10 Aug | personal / writing | no comments

When I was in middle school (which, for me, ran from sixth to eighth grade), every sixth grader was required to take an “exploratory” class as an elective. Which, you know, required elective. Very funny, right?

Anyway: this exploratory class covered the four main classes that could be taken as electives as a seventh- and eighth-grader. You had one quarter each in basic (not BASIC) computer programming, tech ed (shop class), art, and home ec. As far as such things go, this was a pretty effective way of exposing kids to the choices available to them.

I learned several things from the exploratory section. I learned that sewing is pretty awesome (which I then promptly forgot for 13 years). I learned that (obviously) shop class is awesome, if for no other reason than you’re dealing with fucking METAL. Also, wood. I didn’t learn that art is pretty awesome, because I already knew that. And I learned that computer programming is not really my thing, to the eternal shame of my bank account balance.

After that exploratory section, I chose to take tech ed for both seventh and eighth grade. In retrospect, this was a monumentally poor decision, and I’ll tell you why:

When I was a pretty small kid, I was not a bad artist. I could draw well and had a surprisingly strong grasp of anatomy for someone so young (thanks, comic books!). However, I didn’t really focus on it, and didn’t get better. By the time I was in fourth grade, I was no longer the acknowledged best artist in the class, not even by myself. In retrospect, it’s possible to read a lot into my reaction, but it was impossible to recognize then just how microcosmic my deciding not to worry about art anymore, in fact, was vis-à-vis.

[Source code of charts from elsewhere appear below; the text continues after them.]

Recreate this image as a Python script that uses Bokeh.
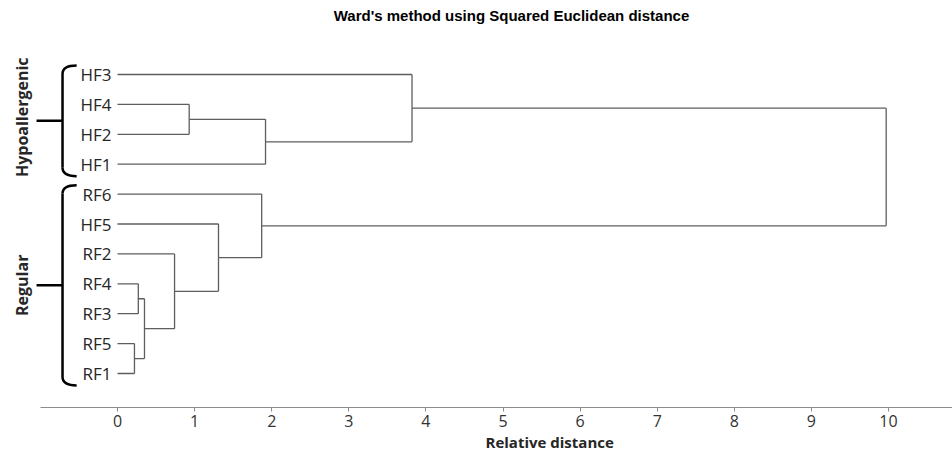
import numpy as np
from bokeh.plotting import figure
from bokeh.models import Range1d, Label, FixedTicker, Title
from bokeh.embed import file_html
from bokeh.resources import INLINE
from bokeh.core.properties import value

# ---------------- data ----------------
title_text = "Ward's method using Squared Euclidean distance"
x_label = "Relative distance"
leaves = ["HF3", "HF4", "HF2", "HF1", "RF6", "HF5", "RF2", "RF4", "RF3", "RF5", "RF1"]
# merge k creates cluster "C{k+1}"
merge_a = ["RF5", "RF4", "C2", "RF2", "HF4", "HF5", "RF6", "C5", "HF3", "C9"]
merge_b = ["RF1", "RF3", "C1", "C3", "HF2", "C4", "C6", "HF1", "C8", "C7"]
merge_h = [0.22, 0.27, 0.35, 0.74, 0.93, 1.31, 1.87, 1.92, 3.82, 9.97]
groups = ["Hypoallergenic", "Regular"]
group_first = ["HF3", "RF6"]
group_last = ["HF1", "RF1"]
ticks = [0, 1, 2, 3, 4, 5, 6, 7, 8, 9, 10]

# ---------------- layout ----------------
W, H = 952, 452
PXU = 77.1          # pixels per distance unit
PYU = 29.9          # pixels per leaf row
X0PX, Y0PX = 117, 74
BOTTOM = 45
frame_h = H - BOTTOM
x_start = -X0PX / PXU
x_end = x_start + W / PXU
y_top = -Y0PX / PYU
y_bot = y_top + frame_h / PYU

p = figure(width=W, height=H, output_backend="svg", toolbar_location=None,
           x_range=Range1d(x_start, x_end), y_range=Range1d(y_bot, y_top),
           min_border_left=0, min_border_right=0, min_border_top=0, min_border_bottom=BOTTOM,
           y_axis_location=None)
p.outline_line_color = None
p.xgrid.visible = False
p.ygrid.visible = False

FONT = "Open Sans"

# ---------------- dendrogram ----------------
pos = {name: (0.0, float(i)) for i, name in enumerate(leaves)}
hx0, hx1, hy = [], [], []
vx, vy0, vy1 = [], [], []
for k, (a, b, h) in enumerate(zip(merge_a, merge_b, merge_h)):
    xa, ya = pos[a]
    xb, yb = pos[b]
    hx0 += [xa, xb]; hx1 += [h, h]; hy += [ya, yb]
    vx.append(h); vy0.append(ya); vy1.append(yb)
    pos["C%d" % (k + 1)] = (h, (ya + yb) / 2.0)

LC = "#5e5e5e"
p.segment(x0=hx0, y0=hy, x1=hx1, y1=hy, line_color=LC, line_width=1.3)
p.segment(x0=vx, y0=vy0, x1=vx, y1=vy1, line_color=LC, line_width=1.3)

# leaf labels
p.text(x=[0.0] * len(leaves), y=list(range(len(leaves))), text=leaves,
       x_offset=-6, text_align="right", text_baseline="middle",
       text_font=value(FONT), text_font_size="17px", text_color="#262626")

# ---------------- braces ----------------
idx = {n: i for i, n in enumerate(leaves)}
x_v, x_hook, x_tip, x_lab = -0.713, -0.53, -1.05, -1.245
tops = [idx[f] - 0.3 for f in group_first]
bots = [idx[l] + 0.4 for l in group_last]
mids = [(t + b) / 2 for t, b in zip(tops, bots)]
r = 0.28
for t, b, m in zip(tops, bots, mids):
    p.quadratic(x0=x_hook, y0=t, x1=x_v, y1=t + r, cx=x_v, cy=t, line_color="black", line_width=2.5)
    p.quadratic(x0=x_v, y0=b - r, x1=x_hook, y1=b, cx=x_v, cy=b, line_color="black", line_width=2.5)
    p.segment(x0=x_v, y0=t + r, x1=x_v, y1=b - r, line_color="black", line_width=2.5)
    p.segment(x0=x_tip, y0=m, x1=x_v, y1=m, line_color="black", line_width=2.5)

p.text(x=[x_lab] * len(groups), y=[mids[0] - 0.12, mids[1]], text=groups, angle=np.pi / 2,
       text_align="center", text_baseline="middle", text_font=value(FONT),
       text_font_size="16px", text_font_style="bold", text_color="#262626")

# ---------------- axis ----------------
ax = p.xaxis[0]
ax.ticker = FixedTicker(ticks=ticks)
ax.bounds = (-0.999, x_end)
ax.axis_line_color = "#8c8c8c"
ax.axis_line_width = 1.2
ax.major_tick_line_color = "#8c8c8c"
ax.major_tick_out = 4
ax.major_tick_in = 0
ax.minor_tick_line_color = None
ax.major_label_standoff = 3
ax.major_label_text_font = FONT
ax.major_label_text_font_size = "16px"
ax.major_label_text_color = "#333333"

# axis label, placed as a title below the axis so it can sit off-centre like the reference
p.add_layout(Title(text=x_label, align="left", offset=485, standoff=0,
                   text_font=FONT, text_font_size="15px", text_font_style="bold",
                   text_color="#262626"), "below")

# chart title
p.add_layout(Label(x=(511 - X0PX) / PXU, y=(15 - Y0PX) / PYU, text=title_text,
                   text_align="center", text_baseline="middle",
                   text_font="Liberation Sans", text_font_size="15px", text_font_style="bold",
                   text_color="black"))

open("out.html", "w").write(file_html(p, INLINE))
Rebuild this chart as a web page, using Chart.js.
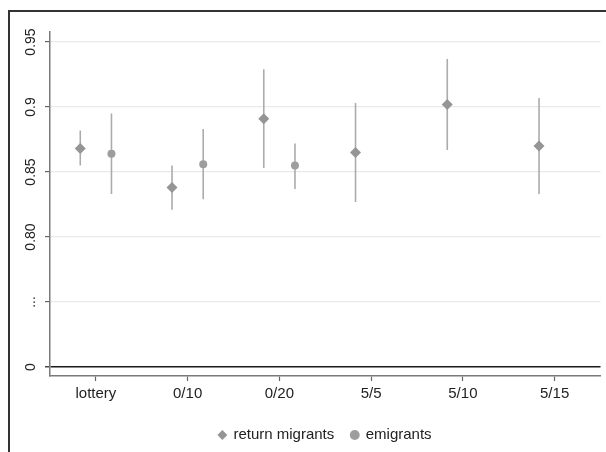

In sixth grade, my particular rotation of the exploratory sections placed me in art for the third quarter. Each quarter was tasked with drawing a holiday-themed piece, and our holiday just happened to be Valentine’s Day. While I hadn’t grown much as an artist, my skills certainly hadn’t deteriorated, and when I showed my angel-winged, t-shirt and jeans-clad version of Cupid to my teacher, she looked at me and stated, in no uncertain terms, “You should definitely take art next year.”

Now, I’m almost 26 and considering going to school for illustration or graphic design. I’m the biggest sucker in the world for a well-done graphic image. I even became a writer because I wanted to script movies, a way of creating a visual art using a skill that I had actually worked on and improved. Obviously, I should have taken two more years of art in middle school and moved on to more advanced arts in high school. But I didn’t. Instead, I took tech ed both years, including one year as the teacher’s assistant, which means the only thing I learned that second year was how to cut a metal tube to length to help my friend make a pipe for smoking… tobacco. I then proceeded to take four years of gym in high school, even though only two years are required and your average Special Olympian is more athletic than I am. I did take two more years of art in high school, and I still wasn’t bad… but I wasn’t as good as I should have been, either, and I’ve barely touched a pencil since then.

I chose not to do art (or home ec, something else that would have been more functional for me) because of some possibly (read: probably) non-existent social stigma. I went against my own nature and skills because I thought other people would make fun of me for doing what I wanted to do.

This is the reason that children need guidance. I was still too stupid to live when I was 19; who the hell allowed me to make decisions that affected my life so adversely when I was 11?

There’s a reason that every rebellious teenager who says they’re not going to treat their kids “like that” when they are parents grows up and changes their mind: they realize that kids are dumb.